The kind of player Tibalt's Trickery appeals to is a hardcore "randomness" Tammy who plays Magic primarily because of the wild situations that it can create. Restricting Tibalt's Trickery to opponents only indicates to this player that not only was there a cool strategy that they could have used the card for, Wizards put a car boot on it so they can't actually use it themself. It would fix the card, but would perhaps also "fix" a fair amount of its charm.



Why not dump a high number of cards instead of random ones?

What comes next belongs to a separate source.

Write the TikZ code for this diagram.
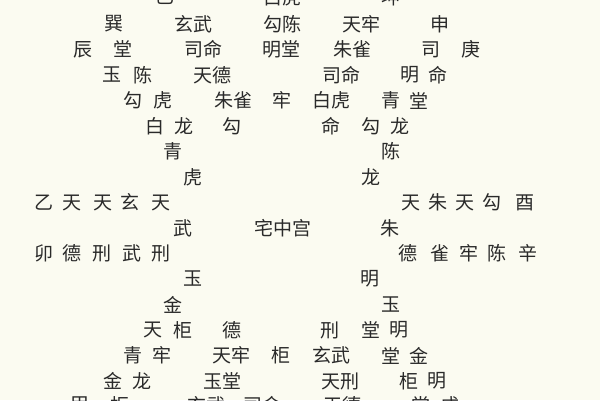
\documentclass[tikz,border=0pt]{standalone}
\usepackage{fontspec}
\newfontfamily\hanfont{Noto Sans CJK SC}
\usetikzlibrary{positioning}
\definecolor{paper}{RGB}{251,251,241}
\definecolor{ink}{RGB}{42,42,42}
\tikzset{glyph/.style={inner sep=0pt, text=ink, font=\hanfont\fontsize{19}{19}\selectfont}}
% one row of the chart: name, height, list of x/text
\newcommand{\glyphrow}[3]{%
  \foreach \x/\t [count=\i] in {#3} \node[glyph] (#1-\i) at (\x,#2) {\t};}

\begin{document}
\begin{tikzpicture}[x=1pt, y=-1pt]

        % Paper
        \fill[paper] (0,0) rectangle (600,400);
        \useasboundingbox (0,0) rectangle (600,400);

        % Upper half
        \glyphrow{top}{-3}{165/巳, 282/白虎, 391/坤}
        \glyphrow{ra}{24}{114/巽, 193/玄武, 282/勾陈, 361/天牢, 440/申}
        \glyphrow{rb}{49.5}{83/辰, 123/堂, 203/司命, 281/明堂, 352/朱雀, 431/司, 471/庚}
        \glyphrow{rc}{75}{112/玉, 143/陈, 212/天德, 341/司命, 410/明, 438/命}
        \glyphrow{rd}{100.5}{133/勾, 163/虎, 233/朱雀, 282/牢, 331/白虎, 391/青, 419/堂}
        \glyphrow{re}{126}{155/白, 184/龙, 232/勾, 331/命, 371/勾, 400/龙}
        \glyphrow{rf}{151.5}{173/青, 391/陈}
        \glyphrow{rg}{177}{193/虎, 371/龙}

        % Middle
        \glyphrow{rh}{202.5}{44/乙, 72/天, 103/天, 130/玄, 161/天, 411/天, 438/朱, 465/天, 492/勾, 525/酉}
        \glyphrow{ri}{228}{183/武, 283/宅中宫, 390/朱}
        \glyphrow{rj}{253.5}{44/卯, 72/德, 102/刑, 132/武, 161/刑, 408/德, 440/雀, 469/牢, 497/陈, 528/辛}

        % Lower half
        \glyphrow{rk}{279}{193/玉, 370/明}
        \glyphrow{rl}{304.5}{173/金, 391/玉}
        \glyphrow{rm}{330}{153/天, 183/柜, 232/德, 330/刑, 371/堂, 399/明}
        \glyphrow{rn}{355.5}{133/青, 162/牢, 231/天牢, 281/柜, 331/玄武, 391/堂, 419/金}
        \glyphrow{ro}{381}{113/金, 142/龙, 222/玉堂, 340/天刑, 409/柜, 437/明}
        \glyphrow{bot}{405}{80/甲, 120/柜, 206/玄武, 262/司命, 342/天德, 421/堂, 450/戌}

    \end{tikzpicture}
\end{document}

Instead of determining a random number to mill off the top, why not get rid of a large number of cards, like 5 or 6? You can put them on the bottom of that player's library so you don't break the color pie, and it's just as difficult to manipulate as getting three lands on the top. Frankly, if you're able to stack the top 5 or 6 cards of your deck in order, you're probably playing a format where cards like Scroll Rack are legal, in which case Tibalt's Trickery is not the most broken thing you can be doing.

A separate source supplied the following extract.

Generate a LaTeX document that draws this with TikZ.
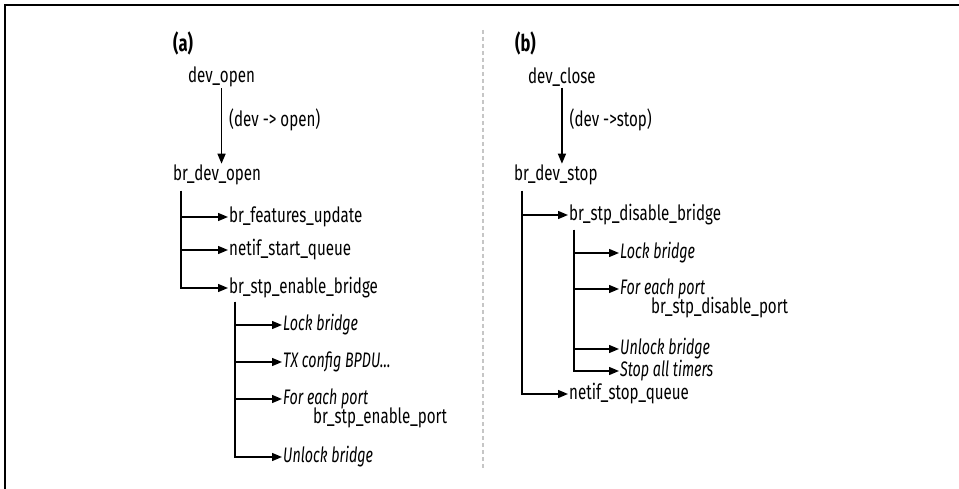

This technique has less downside than the other ones I've covered in this article, and it would be what I would pick if I was in charge of finalizing how Tibalt's Trickery works. However, putting cards on the bottom of your library, like shuffling, requires a fair amount of dexterity that can be irritating if it occurs too often. In particular, if you're placing more than two or so cards on the bottom, you have to maneuver your library into the air and neatly place another stack of cards under it with one hand without accidentally showing any cards to your opponent. What's more, you'll then have to do it a second time when you start cascading. It's a relatively innocuous-sounding task, but it's difficult to do repeatedly or for people with motor issues.

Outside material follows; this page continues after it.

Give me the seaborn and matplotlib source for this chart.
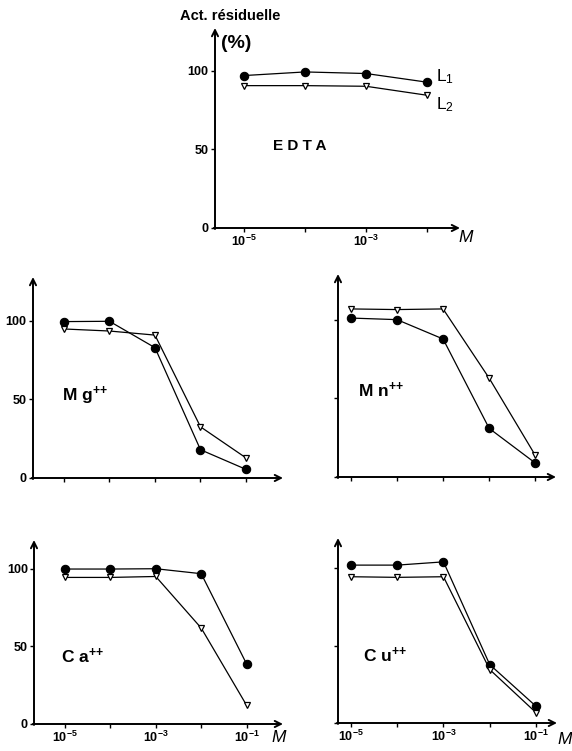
import numpy as np
import pandas as pd
import matplotlib
matplotlib.use("Agg")
import matplotlib.pyplot as plt
import seaborn as sns

# ---- data: residual activity (%) vs. molar concentration ----
conc = [1e-5, 1e-4, 1e-3, 1e-2, 1e-1]
conc_edta = [1e-5, 1e-4, 1e-3, 1e-2]

edta_l1 = [96.8, 99.1, 98.1, 92.6]
edta_l2 = [90.4, 90.4, 90.0, 84.3]

mg_l1 = [99.6, 99.8, 83.0, 18.0, 5.5]
mg_l2 = [94.9, 93.6, 91.0, 32.6, 12.8]

mn_l1 = [101.0, 100.0, 87.7, 30.9, 8.9]
mn_l2 = [106.8, 106.4, 106.8, 62.8, 13.8]

ca_l1 = [99.8, 99.8, 100.0, 96.8, 38.6]
ca_l2 = [94.4, 94.4, 95.0, 61.8, 12.0]

cu_l1 = [101.9, 101.9, 104.0, 37.7, 10.8]
cu_l2 = [94.4, 94.0, 94.4, 34.5, 6.7]

yticks = [0, 50, 100]
ytick_labels = ["0", "50", "100"]

sns.set_style("ticks")
plt.rcParams["font.family"] = ["Liberation Sans", "DejaVu Sans"]
plt.rcParams["mathtext.fontset"] = "custom"
plt.rcParams["mathtext.rm"] = "Liberation Sans"
plt.rcParams["mathtext.it"] = "Liberation Sans:italic"
plt.rcParams["mathtext.bf"] = "Liberation Sans:bold"

W, H = 572, 751
fig = plt.figure(figsize=(W / 100, H / 100), dpi=100)
fig.patch.set_facecolor("white")


def make_axes(left, right, top, bottom, xlog, ytop):
    ax = fig.add_axes([left / W, 1 - bottom / H, (right - left) / W, (bottom - top) / H])
    ax.set_facecolor("none")
    ax.set_xscale("log")
    ax.set_xlim(10 ** xlog[0], 10 ** xlog[1])
    ax.set_ylim(0, ytop)
    for s in ax.spines.values():
        s.set_visible(False)
    kw = dict(xycoords="axes fraction", textcoords="axes fraction",
              arrowprops=dict(arrowstyle="->", lw=1.4, color="black",
                              shrinkA=0, shrinkB=0, mutation_scale=11),
              annotation_clip=False)
    ax.annotate("", xy=(1, 0), xytext=(-0.005, 0), **kw)
    ax.annotate("", xy=(0, 1), xytext=(0, -0.005), **kw)
    ax.tick_params(direction="out", length=3, width=1, pad=1.5,
                   labelsize=9, colors="black")
    ax.minorticks_off()
    return ax


def draw_series(ax, x, l1, l2):
    df1 = pd.DataFrame({"M": x, "act": l1})
    df2 = pd.DataFrame({"M": x, "act": l2})
    sns.lineplot(data=df1, x="M", y="act", ax=ax, color="black", lw=0.9,
                 marker="o", markersize=6, markerfacecolor="black",
                 markeredgecolor="black", markeredgewidth=0.8, zorder=3)
    sns.lineplot(data=df2, x="M", y="act", ax=ax, color="black", lw=0.9,
                 marker="v", markersize=4.8, markerfacecolor="white",
                 markeredgecolor="black", markeredgewidth=0.9, zorder=3)
    ax.set_xlabel("")
    ax.set_ylabel("")


def set_xticks(ax, ticks, labels):
    ax.set_xticks(ticks)
    ax.set_xticklabels(labels, fontsize=9)
    ax.minorticks_off()


def set_yticks(ax, show):
    ax.set_yticks(yticks)
    ax.set_yticklabels(ytick_labels if show else [], fontweight="bold")


def pow10(e):
    return r"$\mathbf{10^{%d}}$" % e


# EDTA (top, centred)
ax_e = make_axes(215, 460, 28, 228, (-5.475, -1.459), 127)
draw_series(ax_e, conc_edta, edta_l1, edta_l2)
set_xticks(ax_e, conc_edta, [pow10(-5), "", pow10(-3), ""])
set_yticks(ax_e, True)

# Mg++
ax_mg = make_axes(33, 283, 277, 478, (-5.68, -0.187), 128)
draw_series(ax_mg, conc, mg_l1, mg_l2)
set_xticks(ax_mg, conc, [""] * 5)
set_yticks(ax_mg, True)

# Mn++
ax_mn = make_axes(338, 556, 274, 477, (-5.28, -0.55), 129)
draw_series(ax_mn, conc, mn_l1, mn_l2)
set_xticks(ax_mn, conc, [""] * 5)
set_yticks(ax_mn, False)

# Ca++
ax_ca = make_axes(34, 283, 540, 724, (-5.68, -0.2), 118.5)
draw_series(ax_ca, conc, ca_l1, ca_l2)
set_xticks(ax_ca, conc, [pow10(-5), "", pow10(-3), "", pow10(-1)])
set_yticks(ax_ca, True)

# Cu++
ax_cu = make_axes(338, 557, 538, 723, (-5.28, -0.546), 119.4)
draw_series(ax_cu, conc, cu_l1, cu_l2)
set_xticks(ax_cu, conc, [pow10(-5), "", pow10(-3), "", pow10(-1)])
set_yticks(ax_cu, False)


def ftext(x, y, s, **kw):
    fig.text(x / W, 1 - y / H, s, color="black", **kw)


# titles and annotations
ftext(180, 16, "Act. résiduelle", fontsize=10.5, fontweight="bold", ha="left", va="center")
ftext(221, 43, "(%)", fontsize=14, fontweight="bold", ha="left", va="center")
ftext(436, 77, r"L$_{1}$", fontsize=12.5, ha="left", va="center")
ftext(436, 105, r"L$_{2}$", fontsize=12.5, ha="left", va="center")
ftext(273, 150, "E D T A", fontsize=11, fontweight="bold", ha="left", va="baseline")
ftext(62, 401, r"M g$^{\mathbf{+\!+}}$", fontsize=12.5, fontweight="bold", ha="left", va="baseline")
ftext(358, 397, r"M n$^{\mathbf{+\!+}}$", fontsize=12.5, fontweight="bold", ha="left", va="baseline")
ftext(61, 663, r"C a$^{\mathbf{+\!+}}$", fontsize=12.5, fontweight="bold", ha="left", va="baseline")
ftext(363, 662, r"C u$^{\mathbf{+\!+}}$", fontsize=12.5, fontweight="bold", ha="left", va="baseline")
ftext(466, 238, "M", fontsize=12.5, style="italic", ha="center", va="center")
ftext(279, 737, "M", fontsize=12.5, style="italic", ha="center", va="center")
ftext(565, 739, "M", fontsize=12.5, style="italic", ha="center", va="center")

fig.savefig("out.png", dpi=100, facecolor="white")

Additionally, although this method removes the headache of randomly determining a certain number of cards to mill, that randomness might actually be an upside. The title and art (though of course it's likely the card was done before the art) are relatively generic and could apply to many red effects, so having a "chaotic" effect that generally requires the use of something – dice – that are usually restricted to silver border gives the card a flavor it wouldn't have if it just fatesealed the player for 5.



Conclusion

Tibalt's Trickery is a great example of how a tiny change to a card can have far-ranging impacts on how it plays and feels. It's also a good example of the subjectivity of card design – many possible iterations of Trickery have their upsides and downsides, and in the end the final version has to be selected more by designer fiat than by any "correct" measurement. Was it better to have the random effect for flavor, or is the headache of having multiple weird processes on a single card not worth it? Was the "different name" clause a good idea or one more thing that could be easily overlooked? While we can all agree there were many different ways to take Tibalt's Trickery, and that the one that was chosen might not have been the optimum, I doubt we can agree on what the "optimum" really would have been.